# ungroomed photo



## olivia14 (Dec 6, 2014)

All groomed up now! My hair is shaved but slowly is growing back now.


----------



## whimsy (Apr 3, 2010)

can not see the photo


----------



## olivia14 (Dec 6, 2014)

finally got a photo up for you whimsy!


----------



## MarinaGirl (Mar 25, 2012)

Still not seeing a photo Olivia.


----------



## olivia14 (Dec 6, 2014)

awww...do you see a photo for my avatar? 
thank you for your response Marinagirl


----------



## olivia14 (Dec 6, 2014)

how did you put your doggies photo on here? 
I guess I better ask someone to help me.


----------



## MarinaGirl (Mar 25, 2012)

I can see your Avatar picture. Steps to add a photo to your signature:

1. Go to User Cp.
2. Select Edit Signature in the left nav.
3. Go to Signature Picture and click Browse to locate image from your computer, then click Upload.
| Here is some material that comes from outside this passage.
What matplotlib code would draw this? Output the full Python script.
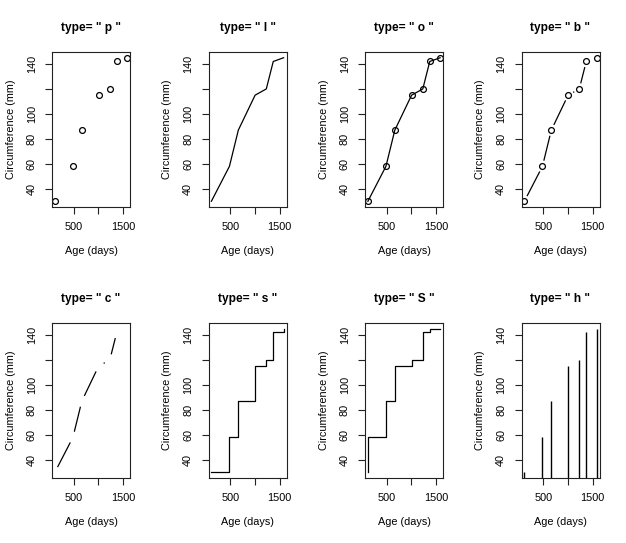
import numpy as np
import matplotlib
matplotlib.use("Agg")
import matplotlib.pyplot as plt

plt.rcParams["font.family"] = ["Liberation Sans", "DejaVu Sans"]

# Orange tree 1: age vs trunk circumference
age = [118, 484, 664, 1004, 1231, 1372, 1582]
circ = [30, 58, 87, 115, 120, 142, 145]

types = ["p", "l", "o", "b", "c", "s", "S", "h"]
x_ticks = [500, 1000, 1500]
x_tick_labels = ["500", "", "1500"]
y_ticks = [40, 60, 80, 100, 120, 140]
y_tick_labels = ["40", "60", "80", "100", "", "140"]

W, H = 626, 543
DPI = 100
GAP_PX = 6.4          # gap left around points for types "b" and "c"
FS = 7.8


def r_limits(v):
    lo, hi = min(v), max(v)
    d = (hi - lo) * 0.04
    return lo - d, hi + d


def gapped_segments(ax, xs, ys):
    pts = ax.transData.transform(np.column_stack([xs, ys]))
    inv = ax.transData.inverted()
    for a, b in zip(pts[:-1], pts[1:]):
        v = b - a
        L = np.hypot(*v)
        if L <= 2 * GAP_PX:
            continue
        u = v / L
        p0 = inv.transform(a + u * GAP_PX)
        p1 = inv.transform(b - u * GAP_PX)
        ax.plot([p0[0], p1[0]], [p0[1], p1[1]], color="black", lw=0.9)


fig = plt.figure(figsize=(W / DPI, H / DPI), dpi=DPI)

box_w, box_h = 78, 155
lefts = [52, 208.5, 365, 521.5]
tops = [52, 323]

for i, t in enumerate(types):
    row, col = divmod(i, 4)
    l = lefts[col]
    top = tops[row]
    ax = fig.add_axes([l / W, 1 - (top + box_h) / H, box_w / W, box_h / H])
    ax.set_xlim(*r_limits(age))
    ax.set_ylim(*r_limits(circ))

    mk = dict(marker="o", ms=4.2, mfc="none", mec="black", mew=0.9, ls="none")
    if t == "p":
        ax.plot(age, circ, **mk)
    elif t == "l":
        ax.plot(age, circ, color="black", lw=0.9)
    elif t == "o":
        ax.plot(age, circ, color="black", lw=0.9)
        ax.plot(age, circ, **mk)
    elif t == "b":
        gapped_segments(ax, age, circ)
        ax.plot(age, circ, **mk)
    elif t == "c":
        gapped_segments(ax, age, circ)
    elif t == "s":
        ax.plot(age, circ, color="black", lw=0.9, drawstyle="steps-post")
    elif t == "S":
        ax.plot(age, circ, color="black", lw=0.9, drawstyle="steps-pre")
    elif t == "h":
        ax.vlines(age, 0, circ, color="black", lw=1.0)

    ax.set_xticks(x_ticks)
    ax.set_xticklabels(x_tick_labels)
    ax.set_yticks(y_ticks)
    ax.set_yticklabels(y_tick_labels, rotation=90, va="center")
    ax.tick_params(direction="out", length=5, width=0.8, pad=6,
                   labelsize=FS, color="#222222")
    for s in ax.spines.values():
        s.set_linewidth(0.8)
        s.set_color("#222222")

    ax.set_xlabel("Age (days)", fontsize=FS, labelpad=10)
    ax.set_ylabel("Circumference (mm)", fontsize=FS, labelpad=8)
    ax.set_title('type= " %s "' % t, fontsize=8.6, fontweight="bold", pad=15)

fig.savefig("out.png", dpi=DPI, facecolor="white")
Are you trying to upload pictures from an iPad? I think some people have problems doing that, especially when trying to upload multiple pictures. I upload photos from my PC laptop and occasionally from an iPhone.


----------



## olivia14 (Dec 6, 2014)

Thank you Marinagirl I'm using an old desk top. I will have to give that a try as you say.


----------



## olivia14 (Dec 6, 2014)

awww I did it marinagirl!! Thanks 
See you can teach an old dog new tricks!


----------